Zuhair Murad cut sharp silhouettes on the runway this season with his signature embellishments celebrating the female form, as per. I’ve picked my favorite look from his new-season couture collection above that I would wear time and again.

One of the favorites of the season, and one of my favorites - Jean Paul Gaultier Couture by Courrèges’ Nicolas Di Felice Autumn/Winter 2024. It is the most vivid collection of the season. Love what this guy did here! If I was buying couture this right now I would go to this collection.

Ashi Studio - his strength is when he doesn’t get inspired by others or when he doesn’t heavily reference others. The two pieces I chose feel more individual to him. He designed the air attendants’ outfits for Riyadh Air too that showcased this season and it’s a stunning set of looks he crafted there too.

Stéphane Rolland - The Arab market has always loved him. He always sketched directly for clients, he never asked an assistant to do it for him and I think that detail has been noted. The work that has gone into this couture collection and the details on the back are stunning. Why is this designer not more widely celebrated in the industry? Although the clientele is there. 

Giambattista Valli - The look that stands out for me is the floral dress that has the essence of Emanuel Ungaro all over it - I don’t how many people realize it or remember the original reference (whether by chance or not). 

Chanel proves that it has such a strong brand identity behind it that it can produce a show without a creative director behind it. This has been said by many others but it is worth saying again because there was something soft about this couture collection that reminded me of the essence of Gabrielle Coco Chanel. Charming and so chic.

Alexis Mabille - I have known Alexis for a long time… He was originally known for being the creator of darling garments adorned with ribbons or bowties in his first collection and my first pick from his latest couture collection is a beautiful dress indeed. Bravo.

Armani/Privé Haute Couture AW24 - Oh, wow - this was one of the strongest collections the house has done in years. Beautiful and truly Armani. The man is turning 90 on July 11th - he gets my vote for the most beautiful collection and for casting the most wonderful models too. I can see this collection translate very well on the red carpet.

Elie Saab’s couture collection reminds me of the Jazz Age. While there is a lot of pomp and ceremony, I love the way this creation is draped on the model. It is very chic.
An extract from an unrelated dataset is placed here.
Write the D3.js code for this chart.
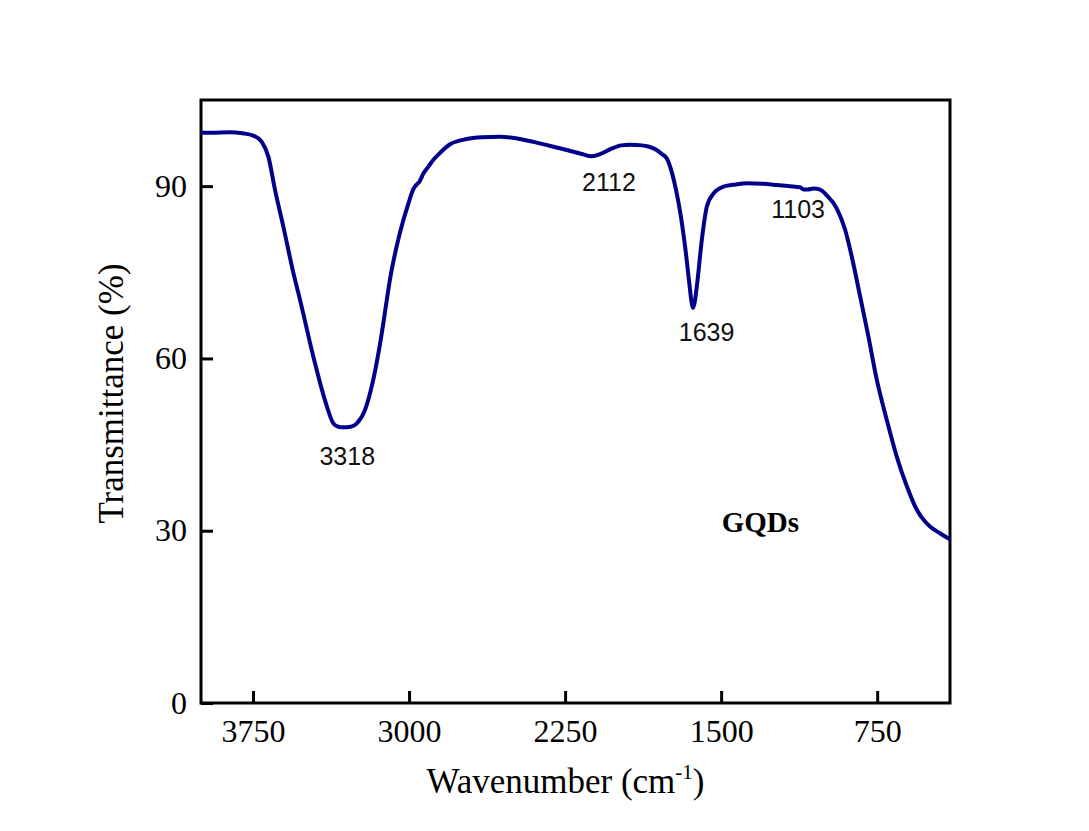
<!DOCTYPE html>
<html>
<head>
<meta charset="utf-8">
<style>
  body { margin: 0; background: #fff; }
  svg { display: block; }
  .tick text { font-family: 'Liberation Serif', 'Times New Roman', serif; font-size: 32px; fill: #000; }
  .tick line { stroke: #000; stroke-width: 3px; }
  .domain { display: none; }
</style>
</head>
<body>
<svg width="1089" height="831"></svg>
<script src="https://cdn.jsdelivr.net/npm/d3@7"></script>
<script>
  // spectrum: wavenumber (cm-1) and transmittance (%)
  var wavenumber = [4000, 3950, 3861, 3800, 3749, 3708, 3676, 3644, 3604, 3556, 3524, 3460, 3404, 3364, 3340, 3316, 3280, 3251, 3212, 3172,
    3131, 3107, 3091, 3043, 3003, 2979, 2963, 2950, 2931, 2907, 2883, 2851, 2803, 2723, 2650, 2563, 2480, 2402, 2320, 2242,
    2170, 2122, 2080, 2034, 1980, 1937, 1880, 1850, 1810, 1785, 1761, 1737, 1715, 1697, 1673, 1653, 1643, 1636, 1628, 1617,
    1593, 1569, 1537, 1489, 1430, 1377, 1300, 1232, 1170, 1120, 1104, 1085, 1056, 1024, 992, 944, 904, 872, 832, 792,
    752, 704, 656, 607, 559, 520, 495, 450, 415, 400];
  var transmittance = [99.3, 99.3, 99.4, 99.2, 98.8, 97.7, 95.1, 89.3, 82.9, 74.9, 70.2, 60.3, 52.7, 48.7, 48.1, 48.0, 48.1, 48.7, 51.0, 56.3,
    64.4, 70.2, 73.9, 82.0, 87.0, 89.5, 90.3, 90.8, 92.2, 93.4, 94.6, 95.8, 97.3, 98.2, 98.5, 98.6, 98.3, 97.7, 97.0, 96.3,
    95.6, 95.2, 95.6, 96.4, 97.1, 97.2, 97.1, 96.9, 96.3, 95.6, 94.8, 92.4, 89.0, 85.5, 79.4, 73.1, 70.0, 68.8, 69.6, 72.5,
    80.6, 86.4, 88.7, 89.9, 90.3, 90.5, 90.4, 90.2, 90.0, 89.8, 89.4, 89.4, 89.6, 89.4, 88.4, 86.1, 82.4, 77.7, 70.8, 63.8,
    56.3, 49.3, 42.9, 37.7, 33.6, 31.6, 30.7, 29.6, 28.8, 28.5];

  var xTicks = [3750, 3000, 2250, 1500, 750];
  var yTicks = [0, 30, 60, 90];

  // peak annotations: text and the point (wavenumber, %) where the label sits
  var peakLabels = ["3318", "2112", "1639", "1103"];
  var peakLabelX = [3297, 2039, 1570, 1130];
  var peakLabelY = [41.5, 89.2, 63.1, 84.5];

  var sampleName = "GQDs";
  var sampleAt = [1497, 29.7];

  var data = wavenumber.map(function(w, i) { return { w: w, t: transmittance[i] }; });

  var svg = d3.select("svg");
  var plotLeft = 201, plotRight = 950, plotTop = 100, plotBottom = 703;

  var x = d3.scaleLinear().domain([4000, 400]).range([plotLeft, plotRight]);
  var y = d3.scaleLinear().domain([0, 105]).range([plotBottom, plotTop]);

  // axes with inward ticks
  svg.append("g")
    .attr("class", "axis")
    .attr("transform", "translate(0," + plotBottom + ")")
    .call(d3.axisBottom(x).tickValues(xTicks).tickSize(-12).tickPadding(16).tickFormat(d3.format("d")));

  svg.append("g")
    .attr("class", "axis")
    .attr("transform", "translate(" + plotLeft + ",0)")
    .call(d3.axisLeft(y).tickValues(yTicks).tickSize(-12).tickPadding(14).tickFormat(d3.format("d")));

  // frame
  svg.append("rect")
    .attr("x", plotLeft)
    .attr("y", plotTop)
    .attr("width", plotRight - plotLeft)
    .attr("height", plotBottom - plotTop)
    .attr("fill", "none")
    .attr("stroke", "#000")
    .attr("stroke-width", 3);

  // spectrum
  var line = d3.line()
    .x(function(d) { return x(d.w); })
    .y(function(d) { return y(d.t); })
    .curve(d3.curveMonotoneX);

  svg.append("path")
    .datum(data)
    .attr("d", line)
    .attr("fill", "none")
    .attr("stroke", "#00008b")
    .attr("stroke-width", 4)
    .attr("stroke-linejoin", "round");

  // peak labels
  svg.selectAll(".peak")
    .data(peakLabels)
    .enter().append("text")
    .attr("class", "peak")
    .attr("x", function(d, i) { return x(peakLabelX[i]); })
    .attr("y", function(d, i) { return y(peakLabelY[i]); })
    .attr("text-anchor", "middle")
    .attr("font-family", "'Liberation Sans', Arial, sans-serif")
    .attr("font-size", 25)
    .attr("fill", "#111")
    .text(function(d) { return d; });

  svg.append("text")
    .attr("x", x(sampleAt[0]))
    .attr("y", y(sampleAt[1]))
    .attr("font-family", "'Liberation Serif', 'Times New Roman', serif")
    .attr("font-weight", "bold")
    .attr("font-size", 29)
    .text(sampleName);

  // axis titles
  var xt = svg.append("text")
    .attr("x", (plotLeft + plotRight) / 2 - 10)
    .attr("y", 793)
    .attr("text-anchor", "middle")
    .attr("font-family", "'Liberation Serif', 'Times New Roman', serif")
    .attr("font-size", 35);
  xt.append("tspan").text("Wavenumber (cm");
  xt.append("tspan").attr("font-size", 21).attr("dy", -14).text("-1");
  xt.append("tspan").attr("dy", 14).text(")");

  svg.append("text")
    .attr("transform", "translate(123," + ((plotTop + plotBottom) / 2 - 8) + ") rotate(-90)")
    .attr("text-anchor", "middle")
    .attr("font-family", "'Liberation Serif', 'Times New Roman', serif")
    .attr("font-size", 35)
    .text("Transmittance (%)");
</script>
</body>
</html>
Balenciaga - There certainly is a lot of uproar about Balenciaga. Demna has his own opinion on things and how he does couture and why. He is a Creative Director that likes to play and riff off the codes of the fashion house and his disdain for the ordinary. The fact that you have upside pants on this dress is a daring idea. I’m not saying people should go for it but I love the guts of it for a couture season.